Tests, tests, dreaded tests. From preschool to university to obtaining a driver’s license, assessments mark milestones and help people prove their worth. Some people critique assessments as an arbitrary measurement; something that tests short-term memory, not knowledge.
But research has shown that assessments, when created correctly, can prove helpful to every student and teacher. Here’s why.
Imagine being an early childhood education teacher; you may already be one. Now, let’s say you have 25 students. You may know all of their names. You may even know some of their strengths and weaknesses, but do you know exactly how each student is doing? Do you know how much information each student is retaining? Probably not. That is one of the principal reasons why assessments are ubiquitous across schools, workplaces, and the public sphere. But there are more reasons why assessments are important.
What Are the Three Purposes of Assessment in Childhood Education?
Assessments act as one of the best available check-ins that a teacher has, especially since students in early education aren’t always upfront about their struggles. Who wants to admit that they don’t understand the meaning of a word? Who wants to interrupt a class to tell a teacher that they’re confused?
Unfortunately, classroom environments often discourage this behavior. With assessments, though, the status of young children becomes clear. An assessment clearly analyzes whether children are learning.
Assessments can also be a means by which students gain confidence. How great does it feel to ace a test for which you’ve been studying for weeks? In sports, we love to score a goal or shoot a three-pointer. But in school, we love to walk home with that A grade.
Assessments are a means of confidence, pride, and friendly competition. Moreover, they’re a reward system that keeps students focused on their schooling. If it weren’t for mile markers like assessments, how would we know how we’re faring in school?
But assessments don’t only test students. No, it does a whole lot more. Look at it this way. How would Einstein perform as a student if his teacher weren’t attentive to his needs?
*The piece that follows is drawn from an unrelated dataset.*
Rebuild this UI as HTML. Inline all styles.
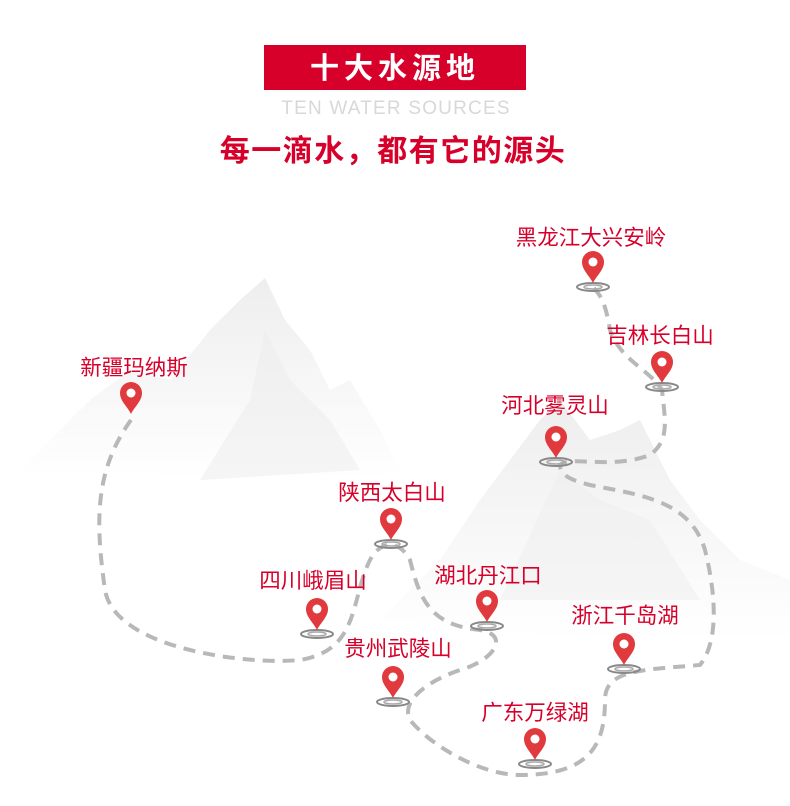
<!DOCTYPE html>
<html><head><meta charset="utf-8"><style>
body{margin:0;background:#fff;width:790px;height:801px;overflow:hidden;font-family:"Liberation Sans","Noto Sans CJK SC",sans-serif}
</style></head><body>
<svg width="790" height="801" viewBox="0 0 790 801" xmlns="http://www.w3.org/2000/svg">
<defs>
<linearGradient id="m" x1="0" y1="0" x2="0" y2="1"><stop offset="0" stop-color="#e2e2e2"/><stop offset="1" stop-color="#fff"/></linearGradient>
<g id="pin"><path d="M0,0 C-4,-8 -11,-13 -11,-21 A11,11 0 1 1 11,-21 C11,-13 4,-8 0,0Z" fill="#e03a3e"/><circle cx="0" cy="-21" r="4.5" fill="#fff"/></g>
<g id="rip"><ellipse cx="0" cy="4" rx="16" ry="4" fill="none" stroke="#888" stroke-width="2"/><ellipse cx="0" cy="4" rx="9" ry="2" fill="none" stroke="#aaa" stroke-width="1.5"/></g>
</defs>
<path d="M20,470 L90,400 L130,370 L170,380 L210,330 L240,300 L265,278 L285,320 L310,350 L330,390 L350,380 L380,430 L400,470 L360,480 Z" fill="url(#m)" opacity="0.6"/>
<path d="M200,480 L250,400 L265,330 L290,380 L330,420 L360,470 Z" fill="#ececec" opacity="0.5"/>
<path d="M380,620 L440,560 L480,500 L540,420 L560,400 L590,440 L620,430 L640,420 L670,480 L700,520 L740,560 L790,580 L790,640 L700,640 L600,640 Z" fill="url(#m)" opacity="0.6"/>
<path d="M500,600 L560,470 L600,500 L650,520 L700,600 Z" fill="#eeeeee" opacity="0.5"/>
<rect x="264" y="45" width="262" height="45" fill="#d7002a"/>
<text x="395" y="78" text-anchor="middle" fill="#fff" font-size="29" font-weight="bold" letter-spacing="5">十大水源地</text>
<text x="396" y="114" text-anchor="middle" fill="#d8d8d8" font-size="19" letter-spacing="1.2">TEN WATER SOURCES</text>
<text x="393" y="161" text-anchor="middle" fill="#d7002a" font-size="30" font-weight="bold" letter-spacing="1.5">每一滴水，都有它的源头</text>
<path d="M131,420 C95,470 95,520 105,590 C115,650 250,665 300,660 C360,650 350,600 370,560 C380,540 400,540 410,560 C420,600 430,625 480,630 C510,635 495,660 460,670 C430,680 400,700 410,720 C430,745 480,775 520,775 C590,775 605,745 605,700 C605,670 640,670 700,665 C720,640 715,590 705,550 C690,500 640,495 590,485 C570,480 560,475 560,465 C570,455 610,470 650,455 C670,440 665,420 662,390 C650,370 620,360 610,330 C605,300 600,295 593,287" fill="none" stroke="#b8b8b8" stroke-width="4" stroke-dasharray="12,8"/>
<g font-size="21.5" fill="#d7002a" text-anchor="middle">
<text x="591" y="245">黑龙江大兴安岭</text>
<text x="660" y="343">吉林长白山</text>
<text x="555" y="413">河北雾灵山</text>
<text x="134" y="375">新疆玛纳斯</text>
<text x="392" y="500">陕西太白山</text>
<text x="313" y="588">四川峨眉山</text>
<text x="488" y="583">湖北丹江口</text>
<text x="398" y="656">贵州武陵山</text>
<text x="625" y="623">浙江千岛湖</text>
<text x="535" y="720">广东万绿湖</text>
</g>
<g transform="translate(593,283)"><use href="#rip"/><use href="#pin"/></g>
<g transform="translate(662,383)"><use href="#rip"/><use href="#pin"/></g>
<g transform="translate(556,458)"><use href="#rip"/><use href="#pin"/></g>
<g transform="translate(131,414)"><use href="#pin"/></g>
<g transform="translate(391,540)"><use href="#rip"/><use href="#pin"/></g>
<g transform="translate(317,630)"><use href="#rip"/><use href="#pin"/></g>
<g transform="translate(487,622)"><use href="#rip"/><use href="#pin"/></g>
<g transform="translate(393,698)"><use href="#rip"/><use href="#pin"/></g>
<g transform="translate(624,665)"><use href="#rip"/><use href="#pin"/></g>
<g transform="translate(535,760)"><use href="#rip"/><use href="#pin"/></g>
</svg>
</body></html>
Would he have still become a Nobel Prize-winning physicist and perhaps the smartest person in the past few generations? The verdict is out, but probably not. It’s unlikely that each of Einstein’s teachers was an expert in the field, but they were probably at least well in tune with their students’ needs. This leads us to the next matter at hand–assessing teachers.
How and Why Do We Assess Teachers?
Look at it this way. Two first-grade history teachers administer the same exam. In one class, the students score an average grade of an A. In the other class, however, the students get an average grade of a C. As we’ve said, the test is equal, and there are no significant differences between the students’ abilities in the two first-grade classes. So what does the discrepancy indicate? Probably that one of the teachers isn’t doing so well.
So, assessments are at least a two-way street. Even if the discrepancy between two different grades isn’t so large, assessments can find gaps in a teacher’s lessons. For example, if every student gets the same answer wrong, it’s probably because teachers didn’t provide the necessary lessons and study materials for the students to succeed. Assessments can reflect beyond a teacher, too. What if the subject lead or principal never provided teachers with the lesson plans and materials that they need? In that case, a gap in test scores can point to issues with the school itself.
Final Thoughts on Assessment in Early Childhood Education
As you can see, assessments don’t only look at students but at school districts and teachers, too. And in some meta sense, assessments also examine the efficacy of our education system and its role in the education of young children. Are subject leads paying attention to the latest theories, research, and trends in education? There are dozens of curricula for early childhood programs; assessments may prove just which one is the strongest.
Just as assessments govern our academic and professional lives, they also play a critical role in the education of young children. As far as we know, there are no early childhood programs with no form of assessments at all. They’re one of the best ways to gauge how children learn and whether children learn, especially when one is trying to gauge the progress of students in a large group. Thanks to assessments, parents, schools, and teachers can fully grasp the education that young children receive.